One of the first piles of stuff we stopped at contained a couple boxes of tea cups and saucers. My wife would have taken them all but getting them back home would be very difficult. She picked a couple vintage looking pieced of bone china made in England. Later I found a cricket bat that looked to be in decent condition, later someone was tossing a bucket of what looked like red baseballs. They were cricket balls. I took two. The last thing we found was a bag of yarn. My wife called her cousin in Christchurch to see if she wanted it. Heck yeah she did. We had brought a 3rd suit case with us just for souvenirs and all the yarn just fit.
What I thought was strange the New Zealand version of TSA let me take the cricket bat on the plane when we flew from Auckland to Christchurch. But when we were flying from Christchurch to Auckland, the cricket bat was removed. I didn’t find out till we landed in San Francisco and saw an orange tag on the handle of the suitcase. The tag said a “potentially dangerous” item was removed by NZ security at the Christchurch airport. At least my 2 balls made it home with me.
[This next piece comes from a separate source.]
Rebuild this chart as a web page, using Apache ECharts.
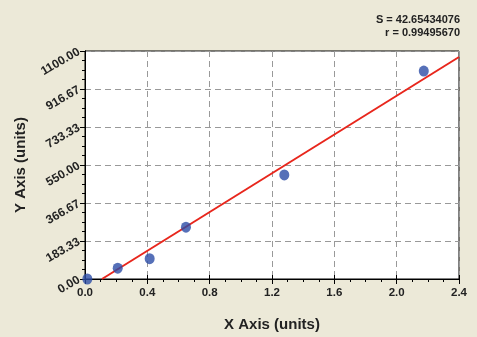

We get two free “household junk pickups” every year from the city; you an go to their website and schedule a pickup whenever you want. You can also schedule two free “appliance and e-waste pickups”, and just a few weeks ago our monthly utilities bill included a coupon for one free load at the dump.
When we lived in SCal, we were within city limits and had trash picked up once a week. When we packed up everything to make our big move to AZ, oh GAWD we had trash. We got a dumpster, had scavengers spreading our crap out into the street, and I don’t want to talk about it any more.
The “problem child” of a big, bulky heavy item required a phone call and special trip by waste management to our house. There was a lot of discussion and an exception was made for “just this once.”
The item was a king size waterbed mattress.
I don’t want to talk about that, either.